According to a press release from Kroger, this pilot project involves Kroger teaming up with Drone Express to deliver packages not simply to a customer’s front door, but to the location of their smartphone. In other words, the idea is that a customer could use their phone to order a drone delivery that would be flown to a park, maybe if supplies were needed for a picnic; or to the backyard, where a cookout might be taking place; or to even somewhere like a beach, if the user needed a product like sunscreen.
Using Kroger.com/DroneDelivery, the grocery chain says customers will be able to place orders and have eligible orders delivered within as little as 15 minutes.
“Kroger’s new drone delivery pilot is part of the evolution of our rapidly growing and innovative e-commerce business — which includes pickup, delivery, and ship and reached more than $10 billion in sales in 2020,” said Kroger’s Jody Kalmbach, group vice president of product experience. “The pilot reinforces the importance of flexibility and immediacy to customers, powered by modern, cost-effective, and efficient last-mile solutions. We’re excited to test drone delivery and gain insights that will inform expansion plans as well as future customer solutions.”

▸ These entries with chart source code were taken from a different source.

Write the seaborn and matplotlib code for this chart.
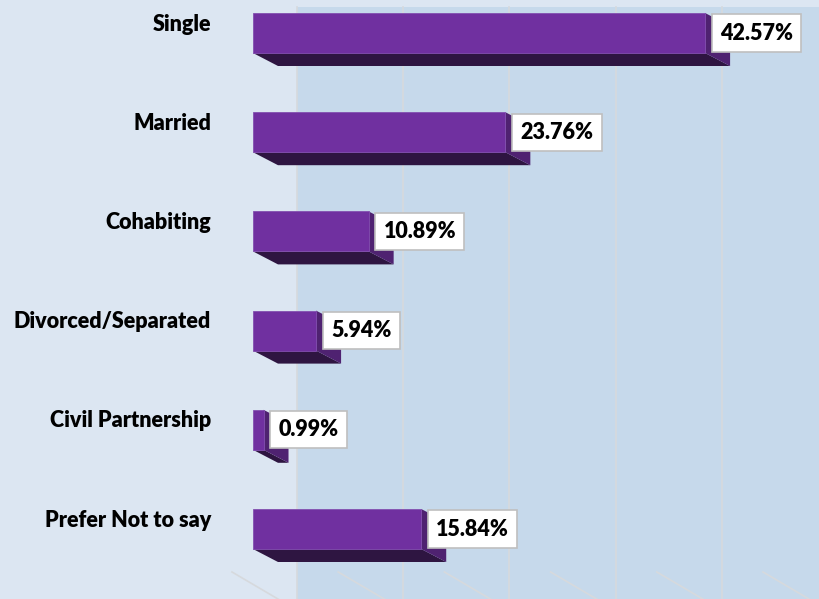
import matplotlib
matplotlib.use("Agg")
import matplotlib.pyplot as plt
import numpy as np
import pandas as pd
import seaborn as sns
from matplotlib.patches import Polygon, Rectangle
from matplotlib.lines import Line2D
from matplotlib import transforms as mtrans

# ---------------- data ----------------
categories = ["Single", "Married", "Cohabiting", "Divorced/Separated",
              "Civil Partnership", "Prefer Not to say"]
values = [42.57, 23.76, 10.89, 5.94, 0.99, 15.84]
value_labels = ["42.57%", "23.76%", "10.89%", "5.94%", "0.99%", "15.84%"]
grid_values = [0, 10, 20, 30, 40, 50]

# ---------------- style ----------------
W, H, DPI = 819, 599, 100
BG = "#DCE6F2"
WALL = "#C6D9EB"
GRID = "#D6D9DD"
FACE = "#7030A0"
SIDE_BOTTOM = "#2E1541"
SIDE_RIGHT = "#4F2271"
FONT = ["Lato", "DejaVu Sans"]
WEIGHT = "heavy"

px_per_unit = 10.62   # horizontal scale
origin_px = 253       # pixel x of value 0
row_px = 99.2         # pixel distance between bars
first_row_px = 33     # pixel y of first bar centre
bar_h = 40 / row_px
DX, DY = 25, 13       # 3D depth offset in pixels (right, down)
WALL_DX = 44          # back wall offset

fig = plt.figure(figsize=(W / DPI, H / DPI), dpi=DPI)
fig.patch.set_facecolor(BG)
ax = fig.add_axes([0, 0, 1, 1])
ax.set_facecolor(BG)

df = pd.DataFrame({"category": categories, "value": values})
sns.barplot(data=df, x="value", y="category", orient="h", color=FACE,
            saturation=1, width=bar_h, errorbar=None, ax=ax,
            edgecolor="#8350B0", linewidth=0.6, zorder=5)

ax.set_xlim(-origin_px / px_per_unit, (W - origin_px) / px_per_unit)
ax.set_ylim((H - first_row_px) / row_px, -first_row_px / row_px)
ax.axis("off")

ID = mtrans.IdentityTransform()


def disp(x, y, dx=0.0, dy=0.0):
    p = ax.transData.transform((x, y))
    return (p[0] + dx, p[1] - dy)


# back wall
wall_left = disp(0, 0, WALL_DX)[0]
wall_top = H - 7
ax.add_patch(Rectangle((wall_left, 0), W - wall_left + 5, wall_top,
                       transform=ID, facecolor=WALL, edgecolor="none", zorder=0))

# vertical gridlines on wall
for g in grid_values:
    gx = disp(g, 0, WALL_DX)[0]
    ax.add_line(Line2D([gx, gx], [0, wall_top], transform=ID, color=GRID,
                       lw=1.2, zorder=1))

# floor lines
for g in grid_values:
    sx = disp(g, 0, -21)[0]
    sy = H - 572
    ax.add_line(Line2D([sx, sx + 80], [sy, sy - 47], transform=ID,
                       color=GRID, lw=1.2, zorder=1))

# 3D sides of bars
for i, v in enumerate(values):
    top, bot = i - bar_h / 2, i + bar_h / 2
    bottom_side = [disp(0, bot), disp(v, bot), disp(v, bot, DX, DY), disp(0, bot, DX, DY)]
    right_side = [disp(v, top), disp(v, bot), disp(v, bot, DX, DY), disp(v, top, DX, DY)]
    ax.add_patch(Polygon(bottom_side, closed=True, transform=ID,
                         facecolor=SIDE_BOTTOM, edgecolor="none", zorder=3))
    ax.add_patch(Polygon(right_side, closed=True, transform=ID,
                         facecolor=SIDE_RIGHT, edgecolor="none", zorder=4))

# category labels
for i, c in enumerate(categories):
    ax.annotate(c, xy=(0, i), xycoords="data", xytext=(-42, 2.5),
                textcoords="offset pixels", ha="right", va="baseline",
                fontsize=15.5, fontweight=WEIGHT, family=FONT, color="black",
                zorder=6)

# value labels
for i, (v, lab) in enumerate(zip(values, value_labels)):
    ax.annotate(lab, xy=(v, i), xycoords="data", xytext=(15, 0),
                textcoords="offset pixels", ha="left", va="center",
                fontsize=15.5, fontweight=WEIGHT, family=FONT, color="black",
                bbox=dict(boxstyle="square,pad=0.38", facecolor="white",
                          edgecolor="#BFBFBF", linewidth=1.2),
                zorder=7)

fig.savefig("out.png", dpi=DPI, facecolor=BG)
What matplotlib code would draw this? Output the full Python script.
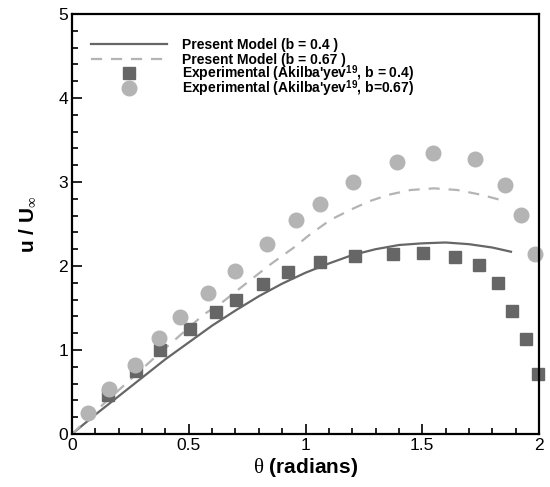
import matplotlib

matplotlib.use("Agg")

import matplotlib.pyplot as plt
from matplotlib.ticker import FuncFormatter, MultipleLocator

plt.rcParams["font.family"] = ["Liberation Sans", "DejaVu Sans"]
plt.rcParams["mathtext.fontset"] = "custom"
plt.rcParams["mathtext.rm"] = "Liberation Serif"
plt.rcParams["mathtext.bf"] = "Liberation Sans:bold"
plt.rcParams["mathtext.it"] = "Liberation Serif"

DARK = "#666666"
LIGHT = "#b4b4b4"

# present model, b = 0.4 (solid)
model_04_theta = [0.0, 0.1, 0.2, 0.3, 0.4, 0.5, 0.6, 0.7, 0.8, 0.9, 1.0, 1.1, 1.2,
                  1.3, 1.4, 1.5, 1.6, 1.7, 1.8, 1.88]
model_04_u = [0.0, 0.23, 0.45, 0.67, 0.89, 1.09, 1.29, 1.47, 1.64, 1.79, 1.92, 2.03,
              2.13, 2.20, 2.25, 2.27, 2.28, 2.26, 2.22, 2.17]

# present model, b = 0.67 (dashed)
model_067_theta = [0.0, 0.14, 0.346, 0.563, 0.649, 0.749, 0.85, 0.95, 1.021, 1.107,
                   1.193, 1.272, 1.358, 1.45, 1.55, 1.65, 1.75, 1.858]
model_067_u = [0.0, 0.37, 0.89, 1.42, 1.58, 1.80, 2.02, 2.22, 2.38, 2.55, 2.67, 2.77,
               2.85, 2.905, 2.925, 2.905, 2.85, 2.77]

# experimental, b = 0.4 (squares)
exp_04_theta = [0.153, 0.272, 0.378, 0.504, 0.616, 0.702, 0.817, 0.925, 1.063, 1.212,
                1.373, 1.502, 1.642, 1.744, 1.824, 1.883, 1.944, 1.994]
exp_04_u = [0.46, 0.755, 0.995, 1.25, 1.456, 1.60, 1.78, 1.925, 2.044, 2.12, 2.146,
            2.155, 2.107, 2.016, 1.80, 1.468, 1.13, 0.71]

# experimental, b = 0.67 (circles)
exp_067_theta = [0.07, 0.16, 0.268, 0.372, 0.464, 0.582, 0.698, 0.833, 0.961, 1.063,
                 1.203, 1.393, 1.544, 1.724, 1.854, 1.924, 1.984]
exp_067_u = [0.25, 0.535, 0.82, 1.14, 1.39, 1.675, 1.945, 2.26, 2.55, 2.74, 3.0, 3.24,
             3.34, 3.27, 2.97, 2.61, 2.14]

labels = [
    "Present Model (b = 0.4 )",
    "Present Model (b = 0.67 )",
    r"Experimental (Akilba'yev$^{\mathbf{19}}$, b = 0.4)",
    r"Experimental (Akilba'yev$^{\mathbf{19}}$, b=0.67)",
]

fig = plt.figure(figsize=(5.5, 4.87), dpi=100)
ax = fig.add_axes([0.131, 0.109, 0.849, 0.862])

styles = [
    dict(color=DARK, lw=1.6),
    dict(color=LIGHT, lw=1.6, dashes=(5, 4)),
    dict(ls="none", marker="s", ms=8, color=DARK, mec=DARK),
    dict(ls="none", marker="o", ms=10.5, color=LIGHT, mec=LIGHT),
]

ax.plot(model_04_theta, model_04_u, **styles[0])
ax.plot(model_067_theta, model_067_u, **styles[1])
ax.plot(exp_04_theta, exp_04_u, clip_on=False, **styles[2])
ax.plot(exp_067_theta, exp_067_u, clip_on=False, **styles[3])

# legend drawn by hand so the rows stay evenly spaced
row_y = 0.929
for i, (label, st) in enumerate(zip(labels, styles)):
    y = row_y - i * 0.0352
    if st.get("ls") == "none":
        ax.plot([0.122], [y], transform=ax.transAxes, clip_on=False, **st)
    else:
        ax.plot([0.041, 0.203], [y, y], transform=ax.transAxes, clip_on=False, **st)
    ax.text(0.236, y - 0.0115, label, transform=ax.transAxes, fontsize=10,
            fontweight="bold", va="baseline", ha="left")

ax.set_xlim(0, 2)
ax.set_ylim(0, 5)
ax.xaxis.set_major_locator(MultipleLocator(0.5))
ax.xaxis.set_minor_locator(MultipleLocator(0.1))
ax.yaxis.set_major_locator(MultipleLocator(1))
ax.yaxis.set_minor_locator(MultipleLocator(0.2))
ax.xaxis.set_major_formatter(FuncFormatter(lambda v, p: f"{v:g}"))
ax.yaxis.set_major_formatter(FuncFormatter(lambda v, p: f"{v:g}"))
ax.tick_params(which="both", direction="in", top=False, right=False, width=1.2,
               labelsize=12.5, pad=3)
ax.tick_params(which="major", length=7.5)
ax.tick_params(which="minor", length=4)
for spine in ax.spines.values():
    spine.set_linewidth(1.6)

ax.set_xlabel(r"$\theta$ (radians)", fontsize=15, fontweight="bold", labelpad=2)
ax.set_ylabel(r"u / U$_{\infty}$", fontsize=15, fontweight="bold", labelpad=15)

fig.savefig("out.png", dpi=100)
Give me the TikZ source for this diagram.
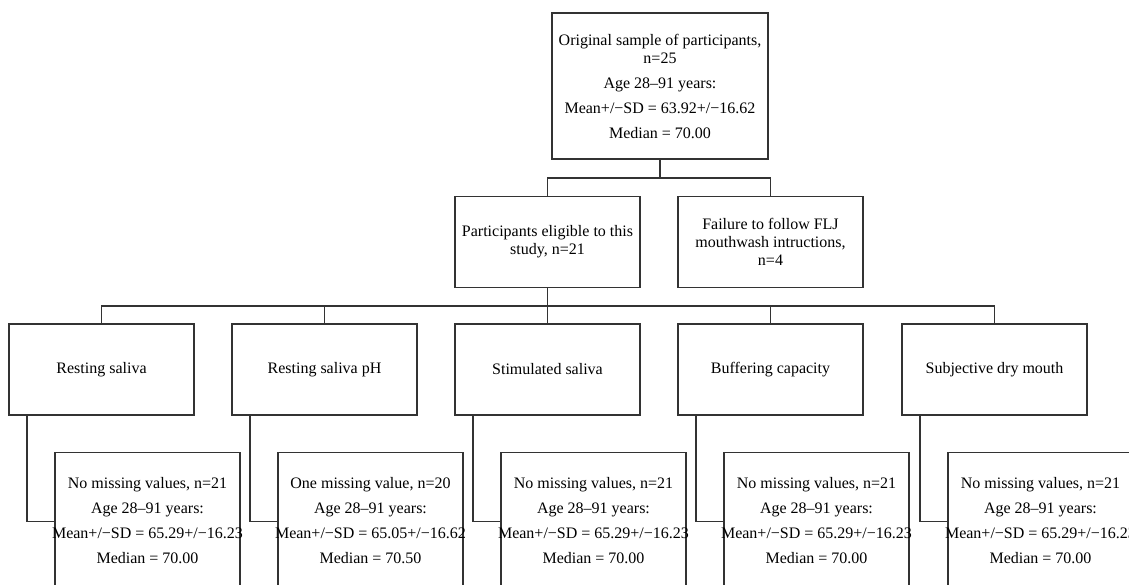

— City of Centerville (@CentervilleOH) May 3, 2021
It remains to be seen how smoothly this will all work once things are fully up and running, but the fact of the matter is that most major grocery retailers, including giants like Walmart and Amazon, are chomping at the bit to get a service like this off the ground, no pun intended. Amazon is building out its own Prime Air service, for example, which is intended to be an option whereby customers can get packages of up to five pounds delivered in 30 minutes or less using small drones. Amazon says it has multiple Prime Air development centers in the US, the United Kingdom, Austria, France, and Israel, and it’s also testing the drones themselves in “multiple international locations.”